A legislative committee advanced a constitutional amendment changing the state’s legislative term limits law Tuesday (March 19), but not until after the sponsor removed judicial term limits after numerous judges objected to the provision.
The Senate State Agencies & Governmental Affairs Committee passed on a voice vote SJR 15 by Sen. Alan Clark, R-Lonsdale, in an afternoon meeting.
The resolution would limit legislators elected on or after Jan. 1, 2021, to 12 years in the Legislature, with the ability to return after a four-year break. Two-year terms served as a result of apportionment would count in the total. Partial terms served after a special election would not be included.
Legislators first elected before that date would be limited to 16 years in the Legislature, with a four-year break. Two-year terms created by apportionment and partial terms because of special elections would not count in the total.
Legislators currently are limited to 16 years total followed by a lifetime ban, with some legislators serving longer because of apportionment.
Clark said removing the lifetime ban would enable a Thomas Jefferson or Benjamin Franklin who served as a young person to return to office when they are older. He said only 30 legislators out of 617 had returned to service after an enforced break in the states that have that arrangement – about 5%.
The amendment now goes to the full Senate and then must also pass the House. If so, it would be considered by voters in 2020.
When the day began, the amendment also would have limited the terms for Supreme Court justices, Court of Appeals judges, and circuit and district judges.
But several judges and others in the legal profession objected to that provision, saying it takes time to become a good judge, and that term limits would discourage attorneys from giving up their practice to run for a judicial position they would then have to leave.
Among those objecting were Circuit Judges John Fogleman, Robert Herzfeld and Susan Weaver, Washington County District Judge Clinton Casey Jones, and Randolph County District Judge John Throesch.
Clark said he was removing judicial term limits “because a great number of you have indicated that you’d like to do that. I had an amendment already the last time I was here to take judiciary out of (the amendment).”
Another earlier version would have reserved for the Legislature alone, and not the voters, the ability to propose term limit amendments. Clark had removed that provision.
Clark’s proposal comes as the group Arkansas Term Limits has filed a proposed constitutional amendment with stricter terms that would be considered by voters in 2020. That amendment, filed March 14, would impose a lifetime limit of 10 years in the Legislature – no more than three two-year terms in the House of Representatives or two four-year terms in the Senate.

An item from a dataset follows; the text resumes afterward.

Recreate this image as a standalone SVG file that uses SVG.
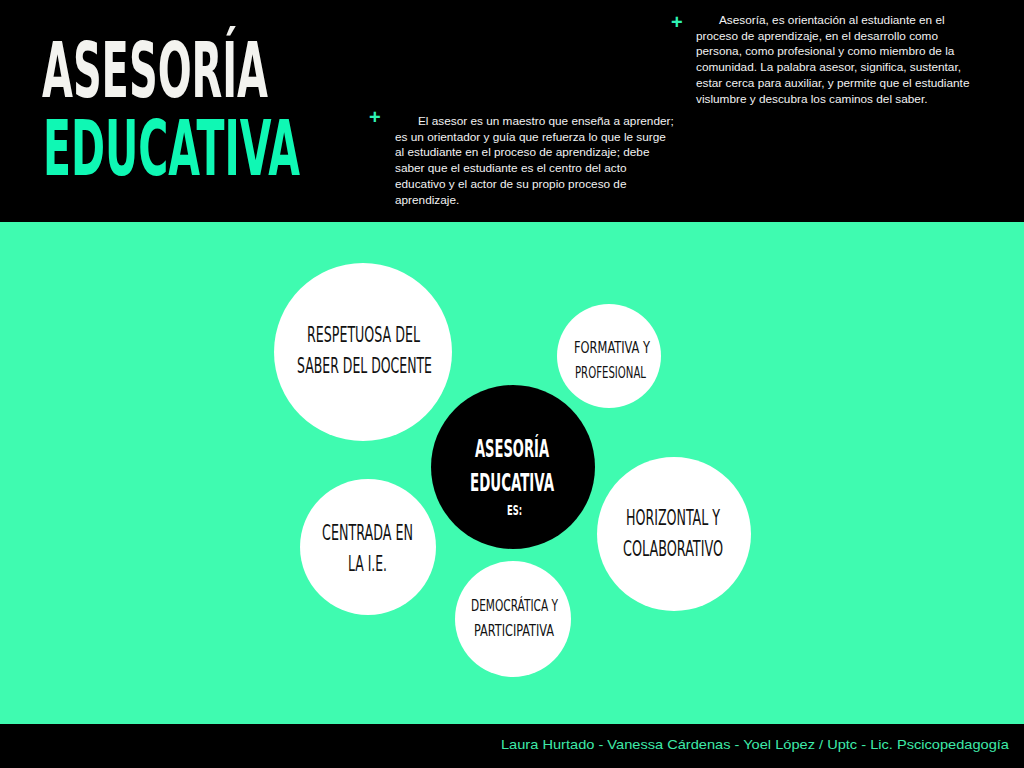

Service since Jan. 1, 1993, would be included in the calculations.
That proposal would prohibit the Legislature from proposing a term limits amendment in the future.
The proposal would create the same limits as one proposed by Arkansas Term Limits last year that was struck from the ballot after a special master ruled that its petition lacked enough signatures, and the Supreme Court agreed.
If it had passed, up to 62 House members and 23 senators now would be in their final terms.
Tom Steele, chairman of Arkansas Term Limits, told Talk Business & Politics Tuesday that Clark’s proposal is worse than the state’s current term limits law because it allows legislators to return to office after four years.
He said his group would continue to push its amendment, saying, “We have every intention of getting this thing on the ballot. … You can be assured that we learned something last time.”
Steele told legislators that he objected to both the amendment and its popular name, the Arkansas Term Limits Amendment, which would be the same as the one his group is proposing. Steele said the amendment appeared to piggyback off the goodwill his group’s effort has created and would confuse voters. He asked legislators to change the title of their amendment.
Clark said the Bureau of Legislative Research had written the title.
Fifteen states have legislative term limits, according to the National Conference of State Legislatures. The Arkansas Term Limits proposal would create the nation’s strictest limit.
Arkansas voters first enacted one of the nation’s toughest term limits laws in 1992 – three two-year terms in the House and two four-year terms in the Senate.
They voted in 2014 to lengthen the amount of time legislators could serve to 16 total years, and in some cases longer, as part of a wide-ranging “ethics” amendment.
The Legislature under the Arkansas Constitution can refer up to three amendments to the voters.
Earlier this session, the Legislature voted to send to the voters an amendment that would permanently extend the half-cent sales tax that funds the Connecting Arkansas Program, a wide-ranging highway construction effort. The tax was approved by 58 percent of the voters in 2012 and expires in 2023.